Attacks on education increased by 64%, to 1,416; they occurred in 27 places, but were most common in Myanmar, Palestine, and Ukraine. The report also highlights continued attacks on healthcare facilities and workers (1,272 incidents in 22 places), and on food and water systems (1,082 incidents in 15 places).
"Every destroyed school, hospital, market, water system, or humanitarian convoy represents far more than damaged infrastructure—it represents opportunities lost, futures disrupted, and communities pushed further from recovery," said Alma Taslidžan, HI's disarmament advocacy manager, in a statement.
"Long after the explosions end, civilians continue to live with the consequences of disrupted healthcare, interrupted education, damaged livelihoods, and the daily challenge of rebuilding their lives," Taslidžan emphasized. "For many, the consequences of explosive weapons become part of everyday life and suffering for years to come."
Explore the report's data and view country-specific analysis in a new interactive dashboard:➡️ explosiveweaponsmonitor.org/global-figur...
[image or embed]
— Explosive Weapons Monitor (@weaponsmonitor.bsky.social) June 10, 2026 at 8:29 AM
The report argues that "it remains a critical humanitarian priority" to bring the 2022 Political Declaration on Strengthening the Protection of Civilians from the Humanitarian Consequences Arising From the Use of Explosive Weapons in Populated Areas into greater effect.
The publication also calls out eight countries—Cambodia, Kenya, Morocco, Nigeria, Somalia, South Korea, Turkey, and the United States—that endorsed the declaration but whose armed forces reportedly used explosive weapons that caused civilian harm in 2025.
"The devastating impact of explosive weapons on civilians is both foreseeable and preventable.
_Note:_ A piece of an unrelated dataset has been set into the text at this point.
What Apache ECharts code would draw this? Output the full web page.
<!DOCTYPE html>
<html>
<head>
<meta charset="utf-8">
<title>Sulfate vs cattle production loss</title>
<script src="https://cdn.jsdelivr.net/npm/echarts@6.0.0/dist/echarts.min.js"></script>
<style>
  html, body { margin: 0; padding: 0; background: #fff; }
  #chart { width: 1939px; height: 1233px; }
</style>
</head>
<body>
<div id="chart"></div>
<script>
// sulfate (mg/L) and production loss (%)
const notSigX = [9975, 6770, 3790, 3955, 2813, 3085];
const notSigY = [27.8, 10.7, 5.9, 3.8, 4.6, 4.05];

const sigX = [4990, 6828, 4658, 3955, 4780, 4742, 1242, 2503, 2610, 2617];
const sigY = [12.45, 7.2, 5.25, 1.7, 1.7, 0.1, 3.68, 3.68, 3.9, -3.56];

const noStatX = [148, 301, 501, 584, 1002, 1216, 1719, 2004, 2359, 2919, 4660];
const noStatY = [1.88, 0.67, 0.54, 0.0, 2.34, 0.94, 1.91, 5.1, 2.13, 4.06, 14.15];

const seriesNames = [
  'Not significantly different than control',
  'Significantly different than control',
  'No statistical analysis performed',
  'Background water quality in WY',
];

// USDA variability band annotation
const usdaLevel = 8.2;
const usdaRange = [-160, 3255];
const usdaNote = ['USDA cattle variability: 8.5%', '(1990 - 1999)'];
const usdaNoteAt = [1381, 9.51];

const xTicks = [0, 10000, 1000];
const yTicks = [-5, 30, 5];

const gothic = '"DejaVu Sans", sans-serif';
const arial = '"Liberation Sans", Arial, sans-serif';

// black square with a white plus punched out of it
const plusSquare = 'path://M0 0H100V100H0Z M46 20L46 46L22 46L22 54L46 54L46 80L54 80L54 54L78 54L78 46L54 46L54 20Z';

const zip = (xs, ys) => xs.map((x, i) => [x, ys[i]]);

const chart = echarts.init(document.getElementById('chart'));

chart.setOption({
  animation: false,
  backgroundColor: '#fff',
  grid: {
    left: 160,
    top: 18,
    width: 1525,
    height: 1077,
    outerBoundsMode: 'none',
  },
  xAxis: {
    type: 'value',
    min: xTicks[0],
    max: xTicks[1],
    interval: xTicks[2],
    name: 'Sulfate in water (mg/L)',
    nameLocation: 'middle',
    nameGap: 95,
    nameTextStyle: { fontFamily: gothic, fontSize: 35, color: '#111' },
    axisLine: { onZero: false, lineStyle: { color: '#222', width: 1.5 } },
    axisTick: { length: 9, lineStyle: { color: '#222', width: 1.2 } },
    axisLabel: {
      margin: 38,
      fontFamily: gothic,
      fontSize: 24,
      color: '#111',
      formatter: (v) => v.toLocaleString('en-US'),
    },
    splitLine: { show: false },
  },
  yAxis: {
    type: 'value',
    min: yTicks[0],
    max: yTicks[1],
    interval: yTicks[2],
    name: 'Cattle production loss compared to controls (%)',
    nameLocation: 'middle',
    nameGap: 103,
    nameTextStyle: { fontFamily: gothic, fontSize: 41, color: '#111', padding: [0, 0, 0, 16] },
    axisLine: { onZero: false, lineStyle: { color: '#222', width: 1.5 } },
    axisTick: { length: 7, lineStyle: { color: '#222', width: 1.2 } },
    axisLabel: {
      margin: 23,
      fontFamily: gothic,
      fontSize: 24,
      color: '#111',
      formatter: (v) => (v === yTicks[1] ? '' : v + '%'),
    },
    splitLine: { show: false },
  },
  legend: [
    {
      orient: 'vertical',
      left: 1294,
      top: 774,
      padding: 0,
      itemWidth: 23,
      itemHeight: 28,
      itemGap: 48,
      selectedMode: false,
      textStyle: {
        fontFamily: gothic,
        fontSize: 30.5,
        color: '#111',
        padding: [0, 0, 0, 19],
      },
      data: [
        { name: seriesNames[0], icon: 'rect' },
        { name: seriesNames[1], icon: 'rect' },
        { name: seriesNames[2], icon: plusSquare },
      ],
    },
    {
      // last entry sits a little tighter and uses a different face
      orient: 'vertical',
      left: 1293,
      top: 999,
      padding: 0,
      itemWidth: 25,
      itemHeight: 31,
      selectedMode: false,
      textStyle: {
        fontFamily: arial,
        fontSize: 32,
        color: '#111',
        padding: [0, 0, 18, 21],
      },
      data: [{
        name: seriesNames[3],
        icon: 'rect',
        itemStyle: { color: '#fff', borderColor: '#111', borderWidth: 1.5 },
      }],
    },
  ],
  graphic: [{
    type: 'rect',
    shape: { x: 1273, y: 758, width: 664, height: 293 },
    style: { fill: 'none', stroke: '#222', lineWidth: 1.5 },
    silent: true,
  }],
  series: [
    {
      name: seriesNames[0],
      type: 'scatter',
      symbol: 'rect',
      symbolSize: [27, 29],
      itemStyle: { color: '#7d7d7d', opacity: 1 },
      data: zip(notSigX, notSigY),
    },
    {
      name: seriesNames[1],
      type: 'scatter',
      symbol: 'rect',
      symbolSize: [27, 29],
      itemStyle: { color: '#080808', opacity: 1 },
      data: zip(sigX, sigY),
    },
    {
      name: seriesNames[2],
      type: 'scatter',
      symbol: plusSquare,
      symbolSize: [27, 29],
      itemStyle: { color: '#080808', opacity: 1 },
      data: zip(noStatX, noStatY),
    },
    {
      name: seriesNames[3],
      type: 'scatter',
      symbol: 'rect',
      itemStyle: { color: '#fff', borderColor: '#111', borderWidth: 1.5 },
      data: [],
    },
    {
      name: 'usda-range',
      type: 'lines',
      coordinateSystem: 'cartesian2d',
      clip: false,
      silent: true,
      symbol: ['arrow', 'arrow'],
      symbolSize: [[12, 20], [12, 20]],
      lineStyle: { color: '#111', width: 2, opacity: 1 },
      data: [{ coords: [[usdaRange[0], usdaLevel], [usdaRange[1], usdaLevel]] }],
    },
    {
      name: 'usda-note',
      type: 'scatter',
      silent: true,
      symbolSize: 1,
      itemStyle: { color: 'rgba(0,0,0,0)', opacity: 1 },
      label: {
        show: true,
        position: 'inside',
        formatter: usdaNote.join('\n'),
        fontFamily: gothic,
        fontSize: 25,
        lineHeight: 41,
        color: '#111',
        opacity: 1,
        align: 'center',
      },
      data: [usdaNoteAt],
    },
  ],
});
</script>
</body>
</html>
Yet across numerous conflicts, their continued use has entrenched a pattern of civilian harm that is increasingly treated as routine rather than exceptional," said Katherine Young, the report's lead author and the monitor's research and monitoring manager, in a statement.
"When explosive weapons are used in populated areas, civilians suffer," Young stressed. "What is particularly alarming is that this harm has become persistent across conflicts worldwide, risking the normalization of civilian suffering on a massive scale."
The release of the report comes amid renewed Israeli attacks on Lebanon—which intensified after the United States and Israel launched an illegal war on Iran in February, and have continued despite a new ceasefire agreed to in April—as well as on Palestinians in Gaza and the occupied West Bank.
"This weekend, eight children were reported killed and a further 17 injured in five different locations in the Gaza Strip, while in the West Bank, a 7-month-old boy died after being shot by Israeli forces in the Tel Rumeida area of Hebron," said Edouard Beigbeder, the United Nations Children's Fund (UNICEF) regional director for the Middle East and North Africa, on Wednesday.
"We cannot let this become the new normal—children losing their lives to violence should cause global outrage and must be condemned at every level," he continued. "UNICEF calls on the Israeli authorities to take decisive action to protect all Palestinian children. Authorities must ensure transparent, credible, and robust investigations, as well as accountability whenever children are killed or maimed."
Since the Hamas-led October 7, 2023 attack on Israel, Israeli forces have slaughtered at least 72,991 Palestinians in Gaza—an assault widely condemned as genocide. That includes 981 people killed since the ceasefire reached last October, according to local health officials. Israeli attacks on Lebanon have left thousands more dead, including at least 3,666 since early March, per the Lebanese Ministry of Public Health.